Benchmark.bmbm do |x|
  x.report("ASCII to Latin1") { ascii_text.encode('ISO-8859-1') }
  x.report("UTF-8 to UTF-16") { utf8_text.encode('UTF-16') }  
  x.report("UTF-8 to ASCII") { complex_text.encode('ASCII', undef: :replace) }
end

Memory usage patterns differ between encoding types. UTF-16 conversions double memory requirements for ASCII-compatible text, while UTF-8 to ASCII conversions may reduce memory usage by removing multi-byte sequences.

original = "Mixed text with émojis 🎉" * 10000

# Memory efficient: same character count, different byte representation
ascii_version = original.encode('ASCII', undef: :replace, replace: '?')

puts "Original bytes: #{original.bytesize}"
puts "ASCII bytes: #{ascii_version.bytesize}"  
puts "Character count: #{original.length} vs #{ascii_version.length}"

Large file processing benefits from streaming conversions rather than loading entire files into memory. Ruby's IO methods accept encoding parameters for automatic conversion during read operations.

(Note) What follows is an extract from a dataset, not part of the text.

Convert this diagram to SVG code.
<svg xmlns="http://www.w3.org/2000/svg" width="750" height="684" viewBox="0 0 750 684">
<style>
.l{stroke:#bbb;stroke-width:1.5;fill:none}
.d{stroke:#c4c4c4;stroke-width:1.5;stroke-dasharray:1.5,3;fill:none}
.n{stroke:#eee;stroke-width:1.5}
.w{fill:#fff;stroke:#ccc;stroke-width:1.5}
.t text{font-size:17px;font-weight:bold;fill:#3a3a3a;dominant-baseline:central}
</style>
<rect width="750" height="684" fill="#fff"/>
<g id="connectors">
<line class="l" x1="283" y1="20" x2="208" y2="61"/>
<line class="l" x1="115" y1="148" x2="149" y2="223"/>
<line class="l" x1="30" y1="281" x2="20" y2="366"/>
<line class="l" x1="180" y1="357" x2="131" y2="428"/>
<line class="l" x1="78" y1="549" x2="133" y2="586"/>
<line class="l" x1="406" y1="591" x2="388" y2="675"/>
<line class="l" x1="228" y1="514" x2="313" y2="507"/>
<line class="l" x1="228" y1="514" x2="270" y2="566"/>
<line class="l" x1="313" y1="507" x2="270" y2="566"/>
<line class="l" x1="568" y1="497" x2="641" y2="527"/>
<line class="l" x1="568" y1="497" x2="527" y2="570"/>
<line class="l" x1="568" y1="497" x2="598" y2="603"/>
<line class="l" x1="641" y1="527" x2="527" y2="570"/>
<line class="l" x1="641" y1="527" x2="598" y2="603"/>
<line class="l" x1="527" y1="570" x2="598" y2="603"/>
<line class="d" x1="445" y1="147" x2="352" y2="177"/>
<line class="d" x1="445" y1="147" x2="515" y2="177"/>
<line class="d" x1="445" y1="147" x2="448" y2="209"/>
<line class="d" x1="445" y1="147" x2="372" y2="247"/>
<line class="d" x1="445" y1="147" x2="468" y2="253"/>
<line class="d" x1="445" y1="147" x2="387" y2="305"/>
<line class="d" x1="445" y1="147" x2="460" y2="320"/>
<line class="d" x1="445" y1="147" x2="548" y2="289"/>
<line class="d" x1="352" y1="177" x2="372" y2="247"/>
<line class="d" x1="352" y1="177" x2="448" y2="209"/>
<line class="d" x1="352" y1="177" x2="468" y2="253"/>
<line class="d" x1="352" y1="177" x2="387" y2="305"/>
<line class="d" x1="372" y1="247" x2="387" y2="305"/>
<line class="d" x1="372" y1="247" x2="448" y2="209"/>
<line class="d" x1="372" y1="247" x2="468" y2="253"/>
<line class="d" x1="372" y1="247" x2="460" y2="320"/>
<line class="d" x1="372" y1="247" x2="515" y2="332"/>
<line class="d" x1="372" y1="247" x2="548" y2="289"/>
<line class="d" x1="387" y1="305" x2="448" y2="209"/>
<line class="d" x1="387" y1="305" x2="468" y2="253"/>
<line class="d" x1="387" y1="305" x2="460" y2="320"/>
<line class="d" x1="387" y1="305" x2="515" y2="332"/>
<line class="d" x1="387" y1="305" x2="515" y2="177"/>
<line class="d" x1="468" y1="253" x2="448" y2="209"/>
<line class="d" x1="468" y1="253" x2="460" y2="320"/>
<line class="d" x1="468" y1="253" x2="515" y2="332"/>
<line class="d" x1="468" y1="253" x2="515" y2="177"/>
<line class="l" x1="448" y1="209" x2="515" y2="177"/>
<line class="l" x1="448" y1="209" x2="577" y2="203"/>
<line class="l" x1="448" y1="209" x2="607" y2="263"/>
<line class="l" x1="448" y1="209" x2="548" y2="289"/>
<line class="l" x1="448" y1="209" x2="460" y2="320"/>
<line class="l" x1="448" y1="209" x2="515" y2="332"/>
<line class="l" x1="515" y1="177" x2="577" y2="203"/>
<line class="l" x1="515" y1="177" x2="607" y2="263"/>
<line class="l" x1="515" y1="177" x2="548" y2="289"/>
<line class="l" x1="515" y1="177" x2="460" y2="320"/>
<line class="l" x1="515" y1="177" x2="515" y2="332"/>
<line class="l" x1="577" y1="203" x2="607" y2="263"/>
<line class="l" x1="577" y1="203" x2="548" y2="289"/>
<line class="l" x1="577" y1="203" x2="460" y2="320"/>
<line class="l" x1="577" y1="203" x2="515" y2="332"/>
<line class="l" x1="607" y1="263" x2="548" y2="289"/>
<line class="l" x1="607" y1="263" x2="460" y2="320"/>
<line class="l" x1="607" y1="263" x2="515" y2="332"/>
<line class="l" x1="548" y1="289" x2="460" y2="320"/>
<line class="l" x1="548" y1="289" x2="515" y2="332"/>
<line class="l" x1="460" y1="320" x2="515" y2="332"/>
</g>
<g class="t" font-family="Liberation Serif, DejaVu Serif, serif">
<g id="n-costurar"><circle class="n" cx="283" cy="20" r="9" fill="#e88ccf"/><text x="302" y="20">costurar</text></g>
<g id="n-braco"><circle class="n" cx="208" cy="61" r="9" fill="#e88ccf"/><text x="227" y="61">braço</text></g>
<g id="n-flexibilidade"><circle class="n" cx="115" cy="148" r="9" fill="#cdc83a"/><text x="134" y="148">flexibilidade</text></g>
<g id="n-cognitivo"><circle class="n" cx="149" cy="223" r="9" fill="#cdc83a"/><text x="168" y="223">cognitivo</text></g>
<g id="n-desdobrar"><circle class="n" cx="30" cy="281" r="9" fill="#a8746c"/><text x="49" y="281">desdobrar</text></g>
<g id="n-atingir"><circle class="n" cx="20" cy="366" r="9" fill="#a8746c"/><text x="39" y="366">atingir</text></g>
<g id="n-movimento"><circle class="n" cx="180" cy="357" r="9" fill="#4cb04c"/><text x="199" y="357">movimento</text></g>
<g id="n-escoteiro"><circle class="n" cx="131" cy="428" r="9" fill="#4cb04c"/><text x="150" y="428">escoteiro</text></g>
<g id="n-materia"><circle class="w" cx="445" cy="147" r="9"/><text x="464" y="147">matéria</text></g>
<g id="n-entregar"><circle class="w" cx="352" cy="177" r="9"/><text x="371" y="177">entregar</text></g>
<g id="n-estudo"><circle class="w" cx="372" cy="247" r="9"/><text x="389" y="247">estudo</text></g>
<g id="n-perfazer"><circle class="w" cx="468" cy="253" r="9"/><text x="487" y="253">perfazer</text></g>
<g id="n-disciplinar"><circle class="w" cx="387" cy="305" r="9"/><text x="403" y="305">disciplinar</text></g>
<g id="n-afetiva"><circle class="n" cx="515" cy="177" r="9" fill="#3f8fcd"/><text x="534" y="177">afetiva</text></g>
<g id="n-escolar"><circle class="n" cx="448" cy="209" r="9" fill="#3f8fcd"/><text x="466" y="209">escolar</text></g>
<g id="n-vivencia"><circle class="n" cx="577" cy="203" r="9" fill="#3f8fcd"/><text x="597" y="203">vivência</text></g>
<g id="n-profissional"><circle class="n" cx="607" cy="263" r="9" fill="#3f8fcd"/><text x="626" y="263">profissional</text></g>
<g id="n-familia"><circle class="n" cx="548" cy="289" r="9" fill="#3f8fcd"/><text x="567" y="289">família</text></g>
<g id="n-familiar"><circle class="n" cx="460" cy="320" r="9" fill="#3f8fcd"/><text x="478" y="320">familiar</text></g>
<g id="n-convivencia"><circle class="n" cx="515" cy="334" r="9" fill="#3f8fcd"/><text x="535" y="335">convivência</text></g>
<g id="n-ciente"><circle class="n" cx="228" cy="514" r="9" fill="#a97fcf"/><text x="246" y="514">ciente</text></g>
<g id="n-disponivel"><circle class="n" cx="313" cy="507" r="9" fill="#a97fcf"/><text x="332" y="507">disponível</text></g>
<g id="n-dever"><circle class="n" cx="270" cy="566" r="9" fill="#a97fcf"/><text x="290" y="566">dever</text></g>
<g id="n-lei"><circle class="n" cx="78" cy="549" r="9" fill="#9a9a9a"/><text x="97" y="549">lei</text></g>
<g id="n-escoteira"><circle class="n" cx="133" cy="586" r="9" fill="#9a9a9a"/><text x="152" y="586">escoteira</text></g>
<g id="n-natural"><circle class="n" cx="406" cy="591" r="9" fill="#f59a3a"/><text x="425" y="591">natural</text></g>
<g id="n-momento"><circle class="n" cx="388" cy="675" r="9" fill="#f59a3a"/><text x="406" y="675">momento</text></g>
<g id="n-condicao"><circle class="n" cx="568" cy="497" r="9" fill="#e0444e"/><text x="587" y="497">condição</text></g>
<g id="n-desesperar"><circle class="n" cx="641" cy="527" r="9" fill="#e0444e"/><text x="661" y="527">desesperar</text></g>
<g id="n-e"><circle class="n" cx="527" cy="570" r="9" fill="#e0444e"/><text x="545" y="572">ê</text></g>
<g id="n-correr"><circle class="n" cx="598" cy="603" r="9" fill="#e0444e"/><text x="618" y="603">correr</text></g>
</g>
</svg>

# Memory efficient file processing
def convert_large_file(input_path, output_path, target_encoding)
  File.open(output_path, 'w', encoding: target_encoding) do |output|
    File.open(input_path, 'r', encoding: 'UTF-8') do |input|
      input.each_line do |line|
        begin
          converted_line = line.encode(target_encoding, undef: :replace)
          output.write(converted_line)
        rescue Encoding::InvalidByteSequenceError
          # Skip invalid lines or handle specifically
          next
        end
      end
    end
  end
end

Conversion performance varies with character distribution. Text containing only ASCII characters converts quickly to any ASCII-compatible encoding, while text with many Unicode characters requires more processing time.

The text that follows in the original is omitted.